The film begins by tracking Cleo’s daily routine throughout the house. She sweeps, cleans, scrubs and folds laundry by hand, and prepares breakfast, lunch, and dinner. The camera pans across long shots of her day, cutting to each chore she performs as she moves through the house. Her actions appear unremarkable, but she deftly navigates the household and the conflicting familial emotions within it. Cleo goes about her life with no extra sense of drama or flare. She lives simply, and though it may not be riveting to those who look on, it is still a life of value.

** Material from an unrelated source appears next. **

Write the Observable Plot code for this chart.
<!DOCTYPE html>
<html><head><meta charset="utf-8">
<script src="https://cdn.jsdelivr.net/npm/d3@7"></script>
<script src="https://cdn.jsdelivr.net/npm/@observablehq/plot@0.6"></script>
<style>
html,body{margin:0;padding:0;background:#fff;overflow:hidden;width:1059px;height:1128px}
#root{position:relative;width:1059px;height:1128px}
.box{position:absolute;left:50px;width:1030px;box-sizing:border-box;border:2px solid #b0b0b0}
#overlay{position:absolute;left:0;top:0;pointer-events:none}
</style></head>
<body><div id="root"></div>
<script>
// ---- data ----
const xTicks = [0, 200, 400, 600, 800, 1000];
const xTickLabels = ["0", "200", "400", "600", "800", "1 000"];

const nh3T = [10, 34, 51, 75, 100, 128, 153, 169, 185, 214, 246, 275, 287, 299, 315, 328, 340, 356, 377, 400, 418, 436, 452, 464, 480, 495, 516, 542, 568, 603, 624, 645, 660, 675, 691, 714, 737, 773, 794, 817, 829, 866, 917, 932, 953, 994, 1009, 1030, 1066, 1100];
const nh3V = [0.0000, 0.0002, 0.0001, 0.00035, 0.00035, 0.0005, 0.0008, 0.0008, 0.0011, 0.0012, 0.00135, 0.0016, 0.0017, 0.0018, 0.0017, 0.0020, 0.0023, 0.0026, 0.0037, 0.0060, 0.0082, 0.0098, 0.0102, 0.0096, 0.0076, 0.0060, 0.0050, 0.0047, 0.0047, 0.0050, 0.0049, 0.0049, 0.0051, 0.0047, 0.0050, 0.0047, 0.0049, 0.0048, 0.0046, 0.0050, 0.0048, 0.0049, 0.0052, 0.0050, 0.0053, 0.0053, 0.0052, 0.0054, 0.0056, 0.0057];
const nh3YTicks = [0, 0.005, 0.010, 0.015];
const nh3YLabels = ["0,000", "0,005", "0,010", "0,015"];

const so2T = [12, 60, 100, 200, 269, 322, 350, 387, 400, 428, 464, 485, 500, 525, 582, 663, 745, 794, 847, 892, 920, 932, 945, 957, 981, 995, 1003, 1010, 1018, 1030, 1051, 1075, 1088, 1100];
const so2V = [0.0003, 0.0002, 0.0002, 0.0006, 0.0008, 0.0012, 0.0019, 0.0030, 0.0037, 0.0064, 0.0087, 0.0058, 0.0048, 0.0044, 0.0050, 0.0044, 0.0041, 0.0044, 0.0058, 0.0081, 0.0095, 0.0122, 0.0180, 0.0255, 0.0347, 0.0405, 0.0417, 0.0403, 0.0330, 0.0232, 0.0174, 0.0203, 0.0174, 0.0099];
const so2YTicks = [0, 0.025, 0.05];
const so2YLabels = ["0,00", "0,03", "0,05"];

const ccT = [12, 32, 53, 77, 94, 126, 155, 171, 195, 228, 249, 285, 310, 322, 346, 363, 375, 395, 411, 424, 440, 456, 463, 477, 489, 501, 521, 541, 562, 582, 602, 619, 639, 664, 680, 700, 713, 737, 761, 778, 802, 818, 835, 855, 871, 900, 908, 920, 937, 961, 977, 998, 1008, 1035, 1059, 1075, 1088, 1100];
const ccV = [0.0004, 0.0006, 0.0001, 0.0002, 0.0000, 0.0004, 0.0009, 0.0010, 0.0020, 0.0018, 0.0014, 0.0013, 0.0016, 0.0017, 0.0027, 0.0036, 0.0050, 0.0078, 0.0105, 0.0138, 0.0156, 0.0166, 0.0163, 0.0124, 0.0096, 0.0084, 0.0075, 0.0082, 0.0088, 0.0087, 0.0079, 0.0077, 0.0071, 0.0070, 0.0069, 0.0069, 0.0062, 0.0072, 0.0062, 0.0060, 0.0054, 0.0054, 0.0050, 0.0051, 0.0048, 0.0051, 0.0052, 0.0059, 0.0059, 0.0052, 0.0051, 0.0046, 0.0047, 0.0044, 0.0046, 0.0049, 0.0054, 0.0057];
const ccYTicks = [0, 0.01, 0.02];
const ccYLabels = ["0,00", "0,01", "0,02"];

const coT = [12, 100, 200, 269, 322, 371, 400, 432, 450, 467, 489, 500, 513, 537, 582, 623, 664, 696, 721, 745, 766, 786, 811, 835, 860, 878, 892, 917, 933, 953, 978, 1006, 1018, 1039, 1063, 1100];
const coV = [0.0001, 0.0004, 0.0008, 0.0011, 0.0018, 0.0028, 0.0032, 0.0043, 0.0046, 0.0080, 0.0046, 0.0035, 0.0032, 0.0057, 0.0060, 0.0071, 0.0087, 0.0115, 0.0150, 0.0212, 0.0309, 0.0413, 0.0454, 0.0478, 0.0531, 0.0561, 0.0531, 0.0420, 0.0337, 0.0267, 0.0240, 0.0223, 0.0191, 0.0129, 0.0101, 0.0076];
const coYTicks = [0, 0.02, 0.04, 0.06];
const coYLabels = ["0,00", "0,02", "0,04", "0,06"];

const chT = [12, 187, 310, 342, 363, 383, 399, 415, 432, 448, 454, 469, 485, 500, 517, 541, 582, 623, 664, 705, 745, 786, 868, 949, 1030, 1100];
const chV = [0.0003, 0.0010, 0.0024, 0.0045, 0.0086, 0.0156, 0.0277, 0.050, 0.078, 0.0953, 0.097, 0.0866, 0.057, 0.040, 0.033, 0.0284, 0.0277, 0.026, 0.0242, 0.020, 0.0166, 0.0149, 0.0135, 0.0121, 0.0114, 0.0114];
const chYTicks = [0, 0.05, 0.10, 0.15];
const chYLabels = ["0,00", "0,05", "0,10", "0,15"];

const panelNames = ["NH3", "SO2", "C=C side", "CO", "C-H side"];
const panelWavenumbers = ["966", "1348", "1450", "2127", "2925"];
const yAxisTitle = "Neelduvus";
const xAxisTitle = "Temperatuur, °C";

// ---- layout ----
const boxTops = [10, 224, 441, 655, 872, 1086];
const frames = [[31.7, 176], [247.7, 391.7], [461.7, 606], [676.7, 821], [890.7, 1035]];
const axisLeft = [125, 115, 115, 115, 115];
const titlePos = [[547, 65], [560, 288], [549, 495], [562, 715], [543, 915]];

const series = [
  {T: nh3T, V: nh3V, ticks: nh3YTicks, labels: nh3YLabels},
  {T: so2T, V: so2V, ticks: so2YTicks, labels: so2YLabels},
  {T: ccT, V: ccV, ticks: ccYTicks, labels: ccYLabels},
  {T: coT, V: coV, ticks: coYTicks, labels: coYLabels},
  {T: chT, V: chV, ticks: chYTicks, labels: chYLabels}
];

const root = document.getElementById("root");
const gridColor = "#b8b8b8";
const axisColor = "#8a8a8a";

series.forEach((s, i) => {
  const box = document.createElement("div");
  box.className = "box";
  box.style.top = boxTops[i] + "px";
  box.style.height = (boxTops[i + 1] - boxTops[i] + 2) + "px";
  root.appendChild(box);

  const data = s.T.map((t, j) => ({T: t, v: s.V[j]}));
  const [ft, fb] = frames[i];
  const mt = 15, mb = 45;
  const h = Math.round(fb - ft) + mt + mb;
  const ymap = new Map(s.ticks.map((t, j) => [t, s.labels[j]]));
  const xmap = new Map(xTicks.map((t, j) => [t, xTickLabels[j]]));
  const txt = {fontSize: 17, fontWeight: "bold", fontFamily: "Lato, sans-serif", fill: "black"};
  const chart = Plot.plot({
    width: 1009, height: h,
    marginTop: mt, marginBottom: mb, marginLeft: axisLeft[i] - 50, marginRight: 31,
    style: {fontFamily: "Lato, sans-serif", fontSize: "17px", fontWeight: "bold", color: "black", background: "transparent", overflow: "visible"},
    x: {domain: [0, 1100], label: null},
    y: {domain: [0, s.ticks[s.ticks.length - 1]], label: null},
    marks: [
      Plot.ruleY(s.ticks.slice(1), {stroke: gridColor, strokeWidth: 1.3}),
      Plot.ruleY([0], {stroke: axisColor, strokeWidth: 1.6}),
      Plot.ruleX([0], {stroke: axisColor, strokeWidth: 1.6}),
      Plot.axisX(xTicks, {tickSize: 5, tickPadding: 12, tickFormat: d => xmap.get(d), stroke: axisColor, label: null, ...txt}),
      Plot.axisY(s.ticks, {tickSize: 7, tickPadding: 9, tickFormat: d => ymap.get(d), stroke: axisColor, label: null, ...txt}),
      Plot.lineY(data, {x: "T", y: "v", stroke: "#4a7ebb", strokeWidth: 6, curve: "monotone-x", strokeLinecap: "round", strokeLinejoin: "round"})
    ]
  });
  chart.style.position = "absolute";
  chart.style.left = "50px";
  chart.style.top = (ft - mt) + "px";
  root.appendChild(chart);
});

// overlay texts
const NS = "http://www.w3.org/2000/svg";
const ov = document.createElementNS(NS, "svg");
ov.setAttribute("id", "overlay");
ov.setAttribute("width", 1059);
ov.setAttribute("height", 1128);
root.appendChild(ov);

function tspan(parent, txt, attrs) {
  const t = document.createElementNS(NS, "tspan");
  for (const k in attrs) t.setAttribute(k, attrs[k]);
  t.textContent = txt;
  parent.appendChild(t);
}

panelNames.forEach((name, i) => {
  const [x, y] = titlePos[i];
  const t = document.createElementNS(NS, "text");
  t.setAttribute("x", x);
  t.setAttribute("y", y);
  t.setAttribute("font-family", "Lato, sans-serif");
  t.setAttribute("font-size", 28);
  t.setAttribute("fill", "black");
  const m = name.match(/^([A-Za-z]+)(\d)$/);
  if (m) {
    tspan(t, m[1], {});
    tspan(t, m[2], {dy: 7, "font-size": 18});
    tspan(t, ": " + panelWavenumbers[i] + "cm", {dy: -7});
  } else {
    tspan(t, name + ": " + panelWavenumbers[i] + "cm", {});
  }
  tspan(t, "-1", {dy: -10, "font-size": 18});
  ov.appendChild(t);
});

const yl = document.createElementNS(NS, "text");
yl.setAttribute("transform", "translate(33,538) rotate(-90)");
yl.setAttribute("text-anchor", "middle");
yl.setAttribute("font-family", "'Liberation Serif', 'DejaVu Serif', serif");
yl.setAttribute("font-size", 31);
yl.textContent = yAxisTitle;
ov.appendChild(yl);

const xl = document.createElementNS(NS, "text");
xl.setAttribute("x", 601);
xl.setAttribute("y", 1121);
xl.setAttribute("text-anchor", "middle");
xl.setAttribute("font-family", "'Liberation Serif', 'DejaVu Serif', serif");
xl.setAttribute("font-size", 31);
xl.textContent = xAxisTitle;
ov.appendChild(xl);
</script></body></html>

Caurón tells Cleo’s story honestly and without any desire to overcompensate. Roma moves slowly and carefully. It is not a film experience for the impatient, but for those willing to wait. But despite its length, Roma is entirely captivating. It’s been a long time since I’ve watched a movie without wanting to look away for even an instant. The movie takes its time—there is no denying that. But there is a reason for its slow pace. By introducing Cleo’s character to the screen, Cuarón is breaking the traditional idea that films need to be “entertaining” in order to tell a story that people will enjoy. Cuarón shows us the truth, and by doing so, the audience is able to fall in love with the story and its heroine, not for their flashy dramatizations of life, but for their authenticity.

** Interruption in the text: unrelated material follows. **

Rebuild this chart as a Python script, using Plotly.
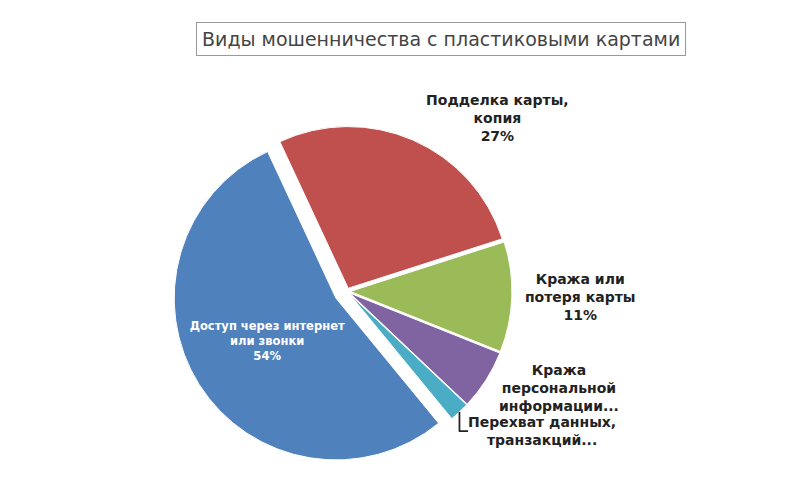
import plotly.graph_objects as go

labels = ["Подделка карты,<br>копия", "Кража или<br>потеря карты", "Кража<br>персональной<br>информации...",
          "Перехват данных,<br>транзакций...", "Доступ через интернет<br>или звонки"]
values = [27, 11, 6, 2, 54]
colors = ["#C0504D", "#9BBB59", "#8064A2", "#4BACC6", "#4F81BD"]
positions = ["outside", "outside", "outside", "outside", "inside"]
pulls = [0.02, 0.02, 0.02, 0.02, 0.08]
templates = ["<b>%{label}<br>%{percent:.0%}</b>", "<b>%{label}<br>%{percent:.0%}</b>",
             "<b>%{label}</b>", "<b>%{label}</b>", "<b>%{label}<br>%{percent:.0%}</b>"]

fig = go.Figure(go.Pie(
    labels=labels, values=values, sort=False, direction="clockwise", rotation=-25,
    marker=dict(colors=colors, line=dict(color="#ffffff", width=1)),
    pull=pulls, textposition=positions, texttemplate=templates,
    insidetextorientation="horizontal",
    insidetextfont=dict(color="white", size=14),
    outsidetextfont=dict(color="#222222", size=14),
    showlegend=False,
    domain=dict(x=[0.0, 0.72], y=[0.0, 0.78]),
))

fig.add_annotation(text="Виды мошенничества с пластиковыми картами", x=0.5, y=0.99,
                   xref="paper", yref="paper", showarrow=False,
                   font=dict(size=19, color="#444444", family="DejaVu Sans"),
                   bordercolor="#999999", borderwidth=1, borderpad=5, bgcolor="white")

fig.update_layout(width=794, height=483, margin=dict(l=10, r=10, t=10, b=10),
                  paper_bgcolor="white", font=dict(family="DejaVu Sans"))
fig.write_html("out.html")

There is turbulence in this household, which the audience recognizes at the same time Cleo does: her watchful eyes and omniscient presence pick up the details of an unhappy marriage. There are fights over housekeeping, complaints about extended business trips, and tears behind closed doors. When the couple breaks apart, Cleo is the one who tries to help the children move forward. She is the one who sings to them in the morning and tucks them under the covers at night. The family clearly depends on Cleo not just to cook and clean, but to provide emotional stability.

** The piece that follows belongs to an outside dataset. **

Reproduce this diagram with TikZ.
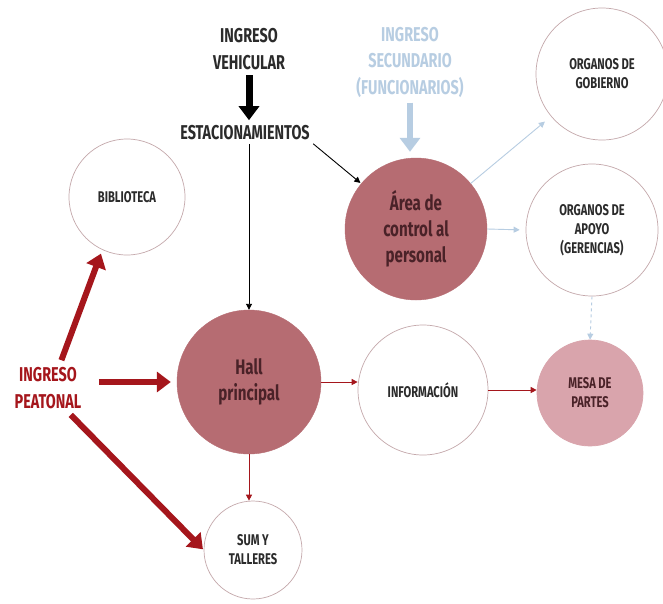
\documentclass[tikz,border=0pt]{standalone}
\usepackage{fontspec}
\setmainfont{Fira Sans}[FakeStretch=0.72]
\usetikzlibrary{arrows.meta}
\definecolor{rosedark}{HTML}{B66C72}
\definecolor{roselight}{HTML}{D9A4AC}
\definecolor{rosetext}{HTML}{4A2228}
\definecolor{rimgray}{HTML}{C4A8AB}
\definecolor{pedred}{HTML}{A5161C}
\definecolor{skyblue}{HTML}{B7CDE2}
\definecolor{inkgray}{HTML}{2B2B2B}
\tikzset{
  room style/.style={circle, draw=rimgray, line width=0.7pt, fill=white, inner sep=0pt,
    align=center, text=inkgray, font=\fontsize{15.5}{19}\selectfont\bfseries},
  main style/.style={circle, fill=rosedark, draw=rosedark, inner sep=0pt,
    align=center, text=rosetext, font=\fontsize{21}{26}\selectfont\bfseries},
  label style/.style={align=center, font=\fontsize{20}{26.5}\selectfont\bfseries},
  big arr/.style={-{Triangle[length=14pt,width=20pt]}, line width=7pt},
  thin arr/.style={-{Triangle[length=6pt,width=6pt]}, line width=0.9pt}
}
\begin{document}
\begin{tikzpicture}[x=1pt,y=-1pt]
\useasboundingbox[fill=white] (0,0) rectangle (663,603);

\node[room style, minimum size=116pt] (biblio) at (127,197) {BIBLIOTECA};
\node[room style, minimum size=132pt] (gob) at (602,74) {ORGANOS DE\\GOBIERNO};
\node[main style, minimum size=142pt] (area) at (416,229) {Área de\\control al\\personal};
\node[room style, minimum size=132pt] (apoyo) at (592,230) {ORGANOS DE\\APOYO\\(GERENCIAS)};
\node[main style, minimum size=144pt] (hall) at (249,382) {Hall\\principal};
\node[room style, minimum size=130pt] (info) at (423,390) {INFORMACIÓN};
\node[room style, fill=roselight, draw=roselight, text=rosetext, minimum size=106pt] (mesa) at (590,393) {MESA DE\\PARTES};
\node[room style, minimum size=98pt] (sum) at (253,550) {SUM Y\\TALLERES};

\node[label style, text=inkgray] (vehic) at (249,49) {INGRESO\\VEHICULAR};
\node[label style, text=inkgray] (estac) at (245,133) {ESTACIONAMIENTOS};
\node[label style, text=skyblue] (secund) at (410,62) {INGRESO\\SECUNDARIO\\(FUNCIONARIOS)};
\node[label style, text=pedred] (peat) at (48,388) {INGRESO\\PEATONAL};

\draw[big arr, black, shorten <=2pt, shorten >=2pt] (vehic.south) -- (vehic.south |- estac.north);
\draw[thin arr, black] (estac.south -| hall.north) -- (hall.north);
\draw[thin arr, black, shorten >=1pt] (estac.south east) -- (area);

\draw[big arr, skyblue, line width=6pt, shorten <=2pt, shorten >=6pt] (secund.south) -- (secund.south |- area.north);
\draw[thin arr, skyblue, shorten >=8pt] (area) -- (gob);
\draw[thin arr, skyblue, shorten >=6pt] (area.east) -- (apoyo.west);
\draw[thin arr, skyblue, dashed] (apoyo.south) -- (mesa.north);

\draw[big arr, pedred, line width=6pt, shorten <=4pt, shorten >=4pt] ([xshift=12pt]peat.north) -- (biblio.245);
\draw[big arr, pedred, line width=6pt, shorten <=14pt, shorten >=6pt] (peat.east |- hall.west) -- (hall.west);
\draw[big arr, pedred, line width=6pt, shorten <=4pt, shorten >=1pt] ([xshift=20pt]peat.south) -- (sum.west);

\draw[thin arr, pedred] (hall.east) -- (hall.east -| info.west);
\draw[thin arr, pedred] (info.east) -- (info.east -| mesa.west);
\draw[thin arr, pedred] (hall.south) -- (hall.south |- sum.north);

\end{tikzpicture}
\end{document}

Ever-watchful and ever-vigilant, Cleo survives the trauma of her employers’ lives, her personal tragedies, and the social disruption caused by the student protests against the government that spills into the nearby streets and threatens her and the family for which she feels responsible. Cleo does not do anything sensational—her actions and words are minimal—but she is a force of nature not only to the family she cares for but also to the audience that gets caught up and then invested in her seemingly quotidian life.
It is in the last half hour of the movie that Cuarón tips his hand and shows us the depth and breadth of this woman’s existence. I want everyone to see it, so I am not going to reveal the three scenes where Cleo transcends her ordinariness and rises above her circumstances. But she manages this while remaining wholly herself. No special effects, no feats of superhuman strength, nothing out of character but rather totally within character. It’s breathtaking to watch.
This gradual shift is subtle but transformative for both the character and the movie, and it reflects both of their triumphs: on the one hand, Roma is not about very much, but on the other, it’s about the deeply affecting impact of those who live lives not usually noted or celebrated, even by the people who most benefit from connection with them. In the same way that Cleo may appear to lead an unexceptional life but is in fact extraordinary, so, too, is Roma.